Brown is sympathetic and gentle – almost loving – in his treatment of the women he fucks.  He describes them as people, not simply as bodies.  He never even uses the word “fuck” in the entire book.  And when he describes their bodies in words, he tends to do so in a winningly self-deprecating manner, calling attention to his own superficiality and detachment.  But he does it all with precious little affect, which makes it hard to connect, either with him or with the women he describes.

He describes the variety of women he encounters – women who seem to be almost prisoners, women who seem very much to enjoy what they do, and everything in between.  He relates honestly the joys and challenges of relying on paid companionship to satisfy one’s sexual urges, many of which joys and challenges are closely intertwined:  whenever he becomes “attached” to a woman (and I put the word in quotations, because his “attachments” never seem to be particularly intensely felt), she disappears – the number at which he reached her goes out of service, or she simply leaves the establishment at which he previously had found her.
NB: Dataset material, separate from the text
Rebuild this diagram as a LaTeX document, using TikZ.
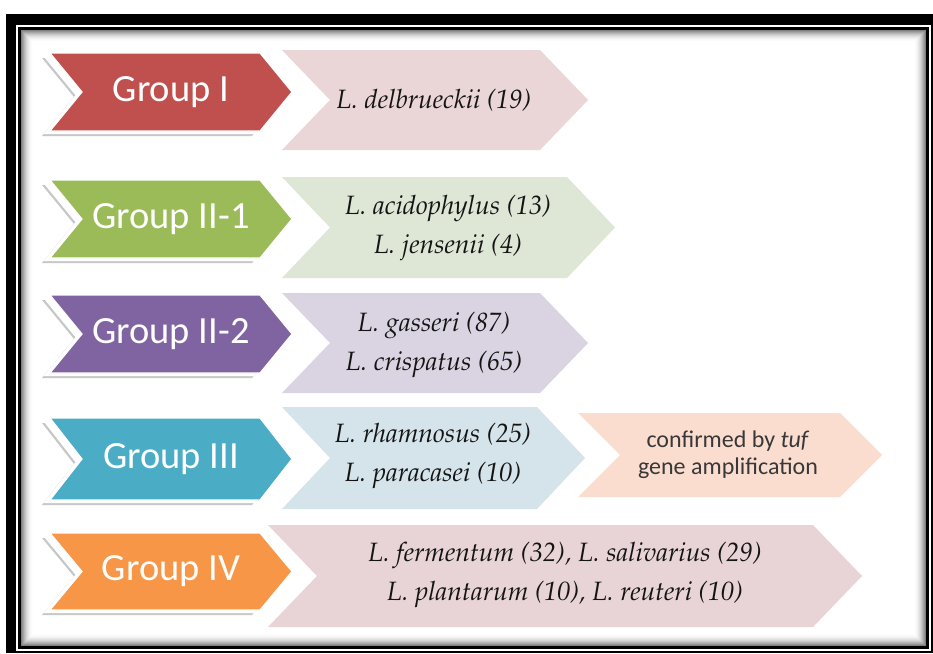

But when a woman disappears, he’s able, of course, to find a suitable replacement almost instantly.  And the endless replacements provide variety and newness, as well as a built-in solution to the problem of impermanence.

While the character of Brown in the book is sensitive to the power dynamics between him and the women he beds, it is a sad failing of the book that it rarely engages with these power dynamics explicitly as subject matter.  The book shines an unfamiliar light, from an unfamiliar (to many) angle, on the less-seedy-than-many-might-imagine underworld of prostitution, but the author’s distraction by the rhetorical points he wants to make, and his relative lack of interest in some of the more complex aspects of the relationships between him and his sexual partners, make the book less successful than it might have been.  Nonetheless, it’s a good, fun, read, and one that will likely change how you think about sex work (unless you’re either a sex worker or a habitual john).

10 comments

  1. I’ve obviously not paid attention in the comic book store!  The only graphic novel series I ever read was Elfquest 🙂

    ~Kazi xxx

  2. Sounds like an interesting read but I am out of my depth with this genre, not something I have ever read before.

    Mollyxxx

    1. Like I said, I haven’t read *much* in the genre. It’s sufficiently accessible that, if the subject matter appeals, I’d recommend it anyway.

  3. hmm I think the only graphic novel I’ve read is one of the Sin City stories, but this sounds very interesting from your description,
    xxPenny

  4. Have you read Neil Gaimen’s Sandman series of graphic novels? I first read these way back as an adolescent and they are still probably my favorite. I identified with the character Death.